With Joe and Greg off doing something else, it was time for Brian and I to do peaks they had already done, and the Black Crescents sounded like a fine choice. Heavily logged on the north side, good roads and views promised for an easy and pleasant approach. Sort of. I punched in the coordinates of the road we were to start from and my GPS (nicknamed The Bitch) said we could get there via Ingersol Road. Hmmm, that would eliminate going all the way around through Berlin, but I'd never heard of anyone doing this approach. We discussed, and decided to go for it. No guts, no gifts (there ain't no glory in this).
We arrived at the 115/2 junction and made the turn onto the road. It was a good dirt road to begin with, and getting a little rougher as the first couple of miles ticked off. Unfortunately, the snow started picking up on the road, as did the drainage ditches, so my anxiety level started picking up, especially when I had to slow way down for the ditches, and then was slipping trying to get up a hill after one of them. Ugh. We made it in to the Pond of Safety trail, where the road going forward had deep flooded ruts. No way I was risking getting stuck, and it probably only got worse. Looking back, it's probably just as well, it'd be my luck that there would be a gate on Bog Dam Loop road preventing people from going this way, ha ha.
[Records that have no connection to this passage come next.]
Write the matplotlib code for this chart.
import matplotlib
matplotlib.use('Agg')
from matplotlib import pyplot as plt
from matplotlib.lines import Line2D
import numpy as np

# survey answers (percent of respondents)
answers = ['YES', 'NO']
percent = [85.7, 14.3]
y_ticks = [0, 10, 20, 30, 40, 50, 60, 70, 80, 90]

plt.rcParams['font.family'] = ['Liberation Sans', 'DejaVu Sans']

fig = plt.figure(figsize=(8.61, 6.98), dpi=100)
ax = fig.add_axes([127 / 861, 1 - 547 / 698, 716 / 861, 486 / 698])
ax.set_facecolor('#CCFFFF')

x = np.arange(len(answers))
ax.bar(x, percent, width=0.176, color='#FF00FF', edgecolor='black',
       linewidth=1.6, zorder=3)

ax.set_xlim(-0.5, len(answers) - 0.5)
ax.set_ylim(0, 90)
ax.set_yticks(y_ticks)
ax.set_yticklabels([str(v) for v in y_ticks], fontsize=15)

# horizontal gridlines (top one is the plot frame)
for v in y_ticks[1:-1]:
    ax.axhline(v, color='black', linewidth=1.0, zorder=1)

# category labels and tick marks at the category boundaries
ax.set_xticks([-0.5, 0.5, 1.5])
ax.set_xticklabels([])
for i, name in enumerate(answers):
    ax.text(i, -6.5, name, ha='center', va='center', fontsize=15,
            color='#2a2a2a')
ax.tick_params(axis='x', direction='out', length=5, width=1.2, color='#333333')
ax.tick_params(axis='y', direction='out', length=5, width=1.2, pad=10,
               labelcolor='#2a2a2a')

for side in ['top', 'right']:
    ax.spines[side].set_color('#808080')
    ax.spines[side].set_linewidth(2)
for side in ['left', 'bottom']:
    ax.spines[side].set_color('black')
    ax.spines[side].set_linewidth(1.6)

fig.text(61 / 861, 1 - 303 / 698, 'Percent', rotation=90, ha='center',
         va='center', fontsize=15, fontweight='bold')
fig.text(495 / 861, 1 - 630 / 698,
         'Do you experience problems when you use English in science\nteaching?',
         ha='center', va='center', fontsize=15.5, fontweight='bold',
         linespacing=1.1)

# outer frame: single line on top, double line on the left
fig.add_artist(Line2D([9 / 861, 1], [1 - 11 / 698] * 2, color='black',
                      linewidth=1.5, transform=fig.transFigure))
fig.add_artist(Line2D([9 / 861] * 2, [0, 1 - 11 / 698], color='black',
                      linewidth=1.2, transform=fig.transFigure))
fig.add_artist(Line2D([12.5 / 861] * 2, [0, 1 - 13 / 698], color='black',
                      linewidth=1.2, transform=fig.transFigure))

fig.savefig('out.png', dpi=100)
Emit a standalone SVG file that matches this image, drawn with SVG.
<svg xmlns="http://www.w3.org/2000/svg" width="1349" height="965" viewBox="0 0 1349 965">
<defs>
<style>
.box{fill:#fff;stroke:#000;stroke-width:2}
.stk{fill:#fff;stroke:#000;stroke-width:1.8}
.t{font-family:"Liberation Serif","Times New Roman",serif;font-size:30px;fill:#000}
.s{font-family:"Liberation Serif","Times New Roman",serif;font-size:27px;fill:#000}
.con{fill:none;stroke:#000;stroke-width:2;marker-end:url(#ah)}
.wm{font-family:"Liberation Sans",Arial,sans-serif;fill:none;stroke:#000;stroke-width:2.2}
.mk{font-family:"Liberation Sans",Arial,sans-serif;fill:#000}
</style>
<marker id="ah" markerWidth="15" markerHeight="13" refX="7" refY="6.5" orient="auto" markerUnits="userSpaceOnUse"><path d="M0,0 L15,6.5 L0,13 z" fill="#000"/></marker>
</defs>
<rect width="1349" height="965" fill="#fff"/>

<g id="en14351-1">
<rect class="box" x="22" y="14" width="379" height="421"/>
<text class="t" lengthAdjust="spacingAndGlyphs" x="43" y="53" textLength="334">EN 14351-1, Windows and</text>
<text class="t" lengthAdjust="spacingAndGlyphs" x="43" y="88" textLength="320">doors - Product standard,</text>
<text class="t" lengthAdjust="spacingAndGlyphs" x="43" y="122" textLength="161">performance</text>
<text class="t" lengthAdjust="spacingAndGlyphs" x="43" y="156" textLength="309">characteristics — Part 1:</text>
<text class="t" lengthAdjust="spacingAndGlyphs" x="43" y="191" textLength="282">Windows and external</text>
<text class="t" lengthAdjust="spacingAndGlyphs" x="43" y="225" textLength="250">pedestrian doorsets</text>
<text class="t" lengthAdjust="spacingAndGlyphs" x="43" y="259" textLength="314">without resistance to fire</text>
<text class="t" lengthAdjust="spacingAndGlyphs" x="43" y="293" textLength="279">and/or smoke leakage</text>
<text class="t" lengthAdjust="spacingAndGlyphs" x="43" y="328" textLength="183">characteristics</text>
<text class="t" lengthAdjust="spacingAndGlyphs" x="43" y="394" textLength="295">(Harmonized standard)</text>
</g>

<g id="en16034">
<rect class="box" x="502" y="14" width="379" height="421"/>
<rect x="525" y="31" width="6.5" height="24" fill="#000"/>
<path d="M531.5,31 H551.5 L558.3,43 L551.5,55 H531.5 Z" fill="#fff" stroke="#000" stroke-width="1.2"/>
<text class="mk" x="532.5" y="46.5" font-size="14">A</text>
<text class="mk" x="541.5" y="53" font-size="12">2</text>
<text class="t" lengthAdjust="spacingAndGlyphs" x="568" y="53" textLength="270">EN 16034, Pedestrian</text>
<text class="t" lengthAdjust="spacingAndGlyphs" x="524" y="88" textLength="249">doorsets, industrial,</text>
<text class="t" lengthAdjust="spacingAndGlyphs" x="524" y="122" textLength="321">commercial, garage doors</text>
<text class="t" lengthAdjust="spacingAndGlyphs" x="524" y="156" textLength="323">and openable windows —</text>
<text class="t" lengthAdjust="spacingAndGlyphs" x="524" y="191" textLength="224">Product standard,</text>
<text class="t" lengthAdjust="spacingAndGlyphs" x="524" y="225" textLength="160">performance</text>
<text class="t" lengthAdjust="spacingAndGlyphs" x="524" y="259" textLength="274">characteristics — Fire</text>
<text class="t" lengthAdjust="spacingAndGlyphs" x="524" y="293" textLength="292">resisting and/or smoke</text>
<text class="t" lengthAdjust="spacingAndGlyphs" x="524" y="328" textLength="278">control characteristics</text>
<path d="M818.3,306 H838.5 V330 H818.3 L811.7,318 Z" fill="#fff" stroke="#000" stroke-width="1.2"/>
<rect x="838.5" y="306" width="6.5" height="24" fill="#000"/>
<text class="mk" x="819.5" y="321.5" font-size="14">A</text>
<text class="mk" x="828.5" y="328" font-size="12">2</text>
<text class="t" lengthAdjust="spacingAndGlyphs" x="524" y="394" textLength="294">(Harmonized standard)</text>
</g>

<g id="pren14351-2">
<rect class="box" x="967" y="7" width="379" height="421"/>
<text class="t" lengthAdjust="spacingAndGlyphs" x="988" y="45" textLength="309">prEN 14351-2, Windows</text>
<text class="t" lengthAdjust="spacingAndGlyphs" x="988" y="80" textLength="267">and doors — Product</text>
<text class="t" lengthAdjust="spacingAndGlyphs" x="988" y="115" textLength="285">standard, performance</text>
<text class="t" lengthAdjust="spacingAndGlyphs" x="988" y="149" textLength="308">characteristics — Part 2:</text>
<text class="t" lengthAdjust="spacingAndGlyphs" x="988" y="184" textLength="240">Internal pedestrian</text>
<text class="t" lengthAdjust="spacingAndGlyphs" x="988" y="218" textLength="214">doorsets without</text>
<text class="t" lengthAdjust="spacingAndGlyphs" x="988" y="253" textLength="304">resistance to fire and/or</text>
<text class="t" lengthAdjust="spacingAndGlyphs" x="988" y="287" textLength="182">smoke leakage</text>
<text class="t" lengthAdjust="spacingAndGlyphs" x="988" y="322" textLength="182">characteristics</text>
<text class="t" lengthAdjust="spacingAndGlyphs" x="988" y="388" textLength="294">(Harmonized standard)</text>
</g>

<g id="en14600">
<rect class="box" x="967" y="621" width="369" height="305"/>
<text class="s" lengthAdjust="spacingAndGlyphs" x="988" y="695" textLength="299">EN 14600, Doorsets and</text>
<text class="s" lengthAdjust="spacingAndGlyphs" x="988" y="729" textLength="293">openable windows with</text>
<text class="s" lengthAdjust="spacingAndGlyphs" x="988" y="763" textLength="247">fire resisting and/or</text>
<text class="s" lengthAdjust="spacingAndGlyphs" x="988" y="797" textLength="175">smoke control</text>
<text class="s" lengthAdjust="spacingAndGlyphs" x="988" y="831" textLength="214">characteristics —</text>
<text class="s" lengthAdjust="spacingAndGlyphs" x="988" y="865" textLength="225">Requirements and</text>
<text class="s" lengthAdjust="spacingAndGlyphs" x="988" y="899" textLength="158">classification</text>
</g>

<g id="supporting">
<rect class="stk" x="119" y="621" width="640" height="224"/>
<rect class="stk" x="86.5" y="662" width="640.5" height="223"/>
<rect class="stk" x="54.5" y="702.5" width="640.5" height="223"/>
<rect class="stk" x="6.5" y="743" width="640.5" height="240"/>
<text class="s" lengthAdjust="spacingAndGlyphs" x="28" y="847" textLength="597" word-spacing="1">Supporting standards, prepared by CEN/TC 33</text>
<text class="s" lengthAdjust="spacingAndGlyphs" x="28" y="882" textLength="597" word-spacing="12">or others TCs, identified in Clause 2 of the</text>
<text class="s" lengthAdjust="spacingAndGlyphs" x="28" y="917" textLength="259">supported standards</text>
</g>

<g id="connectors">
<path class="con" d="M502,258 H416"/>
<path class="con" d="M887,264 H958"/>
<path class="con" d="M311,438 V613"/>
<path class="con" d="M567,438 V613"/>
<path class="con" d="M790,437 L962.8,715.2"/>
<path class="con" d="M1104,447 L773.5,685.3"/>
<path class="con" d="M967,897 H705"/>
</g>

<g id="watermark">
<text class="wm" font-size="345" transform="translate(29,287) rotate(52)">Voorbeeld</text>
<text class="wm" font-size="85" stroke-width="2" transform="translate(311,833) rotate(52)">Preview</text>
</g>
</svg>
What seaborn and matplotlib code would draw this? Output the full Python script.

Soooo, back down the road, and through Berlin, where the Bitch took me up to another interesting route, dead ending at a gate, with what suspiciously looked like a Bayroot road number sign. Dammit! Up to York Pond Road and finally to Bog Dam Loop where we wanted to be. We met a hunter there and had a pleasant chat, informing us his buddies were on the opposite side of the road where we were going. The road was a bit mucky, but pleasant, and we came to a field giving early views of the Weeks range.
We came to the next field, and my memory told me the road continued from the right side of it. We saw a trace of a road, which turned into lots of young growth. In reality, the road was on the left side of the field. Having enough of this, we turned left into sapling woods, which nicely turned into wide open woods after a short bit. This went on for a while as we headed up towards another logging road. I could see the far of logging where we were supposed to be off to my left. I think we took the better choice.
After what seemed to be too long, we hit the road, and were a ways off to the right of the ridge I wanted to take up, which also had a road nearly to the top of the north summit. But Brian spied a clear cut to the right, and so I went with the flow and off we went. This worked out pretty well.
That flow thing works well, don't it? It was a bit steep, but the views got better as we got to the ridge, including some goodies up north despite the clouds.
The clear cut lasted up to the ridge top, and we came to the road I had wanted to come up, which looked like a decent enough way, too. Now we had views east.
Sadly, I could see the flipping turbines up on Kelsey now, too. Argh. We could see higher ground in the woods, and after a very short trip, found the summit, in wide open woods.
Well, that was certainly nice. Now to wait for the other shoe to drop. We headed off to the south peak once I got my bearing from the map (90 degrees off of where I thought it would be), and I got a little nervous at seeing a lot of fir branches, but every time we came up to it, it was easily skirted. It was a fast, and open walk over to the summit, complete with National Forest boundary markers and an old can of paint nearby.
We decided to skip climbing back up the north summit despite the good woods, and slabbed around to the west, trying not to drop too far, which would take us a bit away from the clear cuts. This was not the brightest decision, as the woods got a bit thicker, and full of blowdowns on the steep slope. Sigh. We picked our way through it, having to make up elevation from time to time. After some time, we popped out on a cut heading down, then found the road heading back to where we were but opted for a shortest route to Bog Dam Loop Road. The woods were great, and other than avoiding brook beds, had an easy time of it. We found a woods road leading in the right direction, which took us to the road, coming out 1 mile from the car. We could see another vehicle by ours, and then I notices leaves covering my car. It was Greg. We chatted it up, a Forest Service officer stopped and talked for a while, and then we called it a very, very good day.